Elementary campus principal Lara Zelski made the case for the decision quite plain in a public letter addressed to the family and friends of the school.
“This decision was made in an effort to begin our day as a fully inclusive and connected community. Over the past couple of years it has become increasingly obvious that more and more of our community were choosing to not stand and/or recite the pledge.”
The letter goes on to point out that there will be a time allotted in classrooms later on in the day for individual students to recite the Pledge of Allegiance should they elect to do so, and that a school chant will replace the pledge as a matter of morning routine. The missive from Zelski also elaborates on the nature of the school’s pedagogical commitment to their students, allowing for an inclusive, tolerant environment and emphasizing the nature of choice in the educational environment for both teachers and pupils.

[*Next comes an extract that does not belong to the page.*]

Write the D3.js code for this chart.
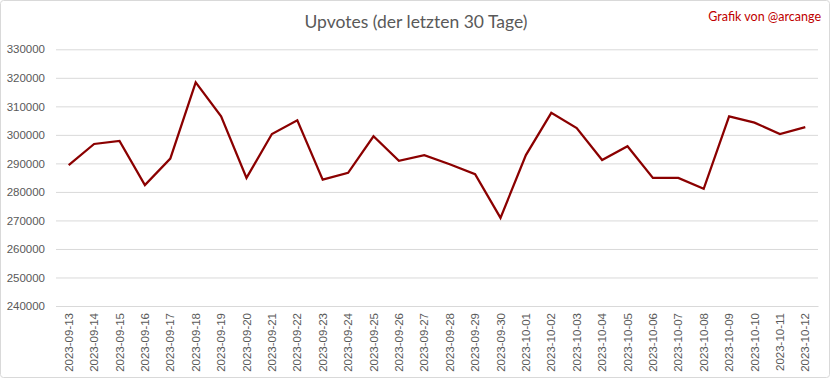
<!DOCTYPE html>
<html><head><meta charset="utf-8">
<script src="https://cdn.jsdelivr.net/npm/d3@7/dist/d3.min.js"></script>
<style>body{margin:0;background:#fff}svg{display:block}</style>
</head><body><svg id="c" width="832" height="379"></svg>
<script>
const dates = ["2023-09-13","2023-09-14","2023-09-15","2023-09-16","2023-09-17","2023-09-18","2023-09-19","2023-09-20","2023-09-21","2023-09-22","2023-09-23","2023-09-24","2023-09-25","2023-09-26","2023-09-27","2023-09-28","2023-09-29","2023-09-30","2023-10-01","2023-10-02","2023-10-03","2023-10-04","2023-10-05","2023-10-06","2023-10-07","2023-10-08","2023-10-09","2023-10-10","2023-10-11","2023-10-12"];
const upvotes = [289400,296800,297900,282400,291700,318400,306500,284900,300300,305100,284300,286700,299500,290900,292900,289700,286200,270900,292900,307700,302400,291200,296000,284900,284900,281100,306500,304300,300300,302700];
const yTicks = [240000,250000,260000,270000,280000,290000,300000,310000,320000,330000];
const title = "Upvotes (der letzten 30 Tage)";
const credit = "Grafik von @arcange";

const svg = d3.select("#c");
svg.append("rect").attr("x",0.5).attr("y",0.5).attr("width",829).attr("height",377)
  .attr("fill","#fff").attr("stroke","#d9d9d9").attr("rx",3);

const m = {l:56, r:818, t:49.3, b:306};
const x = d3.scaleBand().domain(dates).range([m.l, m.r]);
const y = d3.scaleLinear().domain([240000,330000]).range([m.b, m.t]);

const yAxis = svg.append("g").attr("transform",`translate(${m.l},0)`)
  .call(d3.axisLeft(y).tickValues(yTicks).tickSize(-(m.r-m.l)).tickPadding(11).tickFormat(d3.format("d")));
yAxis.select(".domain").remove();
yAxis.selectAll(".tick line").attr("stroke","#d9d9d9").attr("stroke-width",1);
yAxis.selectAll(".tick text").attr("fill","#595959").style("font","11.5px 'Liberation Sans', Arial, sans-serif");

const xAxis = svg.append("g").attr("transform",`translate(0,${m.b})`)
  .call(d3.axisBottom(x).tickSize(0).tickPadding(0));
xAxis.select(".domain").attr("stroke","#d9d9d9");
xAxis.selectAll(".tick text")
  .attr("fill","#595959").style("font","11.5px 'Liberation Sans', Arial, sans-serif")
  .attr("transform","rotate(-90)").attr("text-anchor","end").attr("dy","0.35em").attr("x",-7).attr("y",0);

const line = d3.line().x((d,i)=>x(dates[i])+x.bandwidth()/2).y(d=>y(d));
svg.append("path").datum(upvotes).attr("d",line).attr("fill","none")
  .attr("stroke","#8b0000").attr("stroke-width",2.25).attr("stroke-linejoin","miter");

svg.append("text").attr("x",416).attr("y",28).attr("text-anchor","middle")
  .attr("fill","#595959").style("font","400 17.5px Lato, 'Open Sans', sans-serif").text(title);
svg.append("text").attr("x",821).attr("y",21).attr("text-anchor","end")
  .attr("fill","#c00000").style("font","12.5px Lato, 'Open Sans', sans-serif").text(credit);
</script></body></html>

The decision to stop reciting the pledge will bear political connotations despite the protestations or best intentions of administrators and is sure to draw protest and social media furor. The current political climate is one where patriotism and nationalism bogeymen to some and signals of virtue to others. With many Americans showing a sense of flagging patriotism due to their disapproval of President Trump and his administration, according to The Independent, particularly Democratic voters, the question of how resonant the icons of the American mythos are in 2018 remains to be seen.
The time-honored credo, which has long stood as the traditional start to the school day, has been a part of American tradition for a very long time, having first been published in 1892 in the juvenile magazine The Youth’s Companion, according to CNN. The Pledge of Allegiance has gone through several revisions and was officially recognized by the United States federal government in 1942.
— WSVN 7 News (@wsvn) August 9, 2018
Several court challenges have been lobbied against various aspects of the Pledge of Allegiance, from the claim that the addition of the words “under God” make the reading discriminatory against those with atheistic beliefs to the very fact that being required to recite the pledge may infringe on an individual’s freedom of thought, conscience, and expression.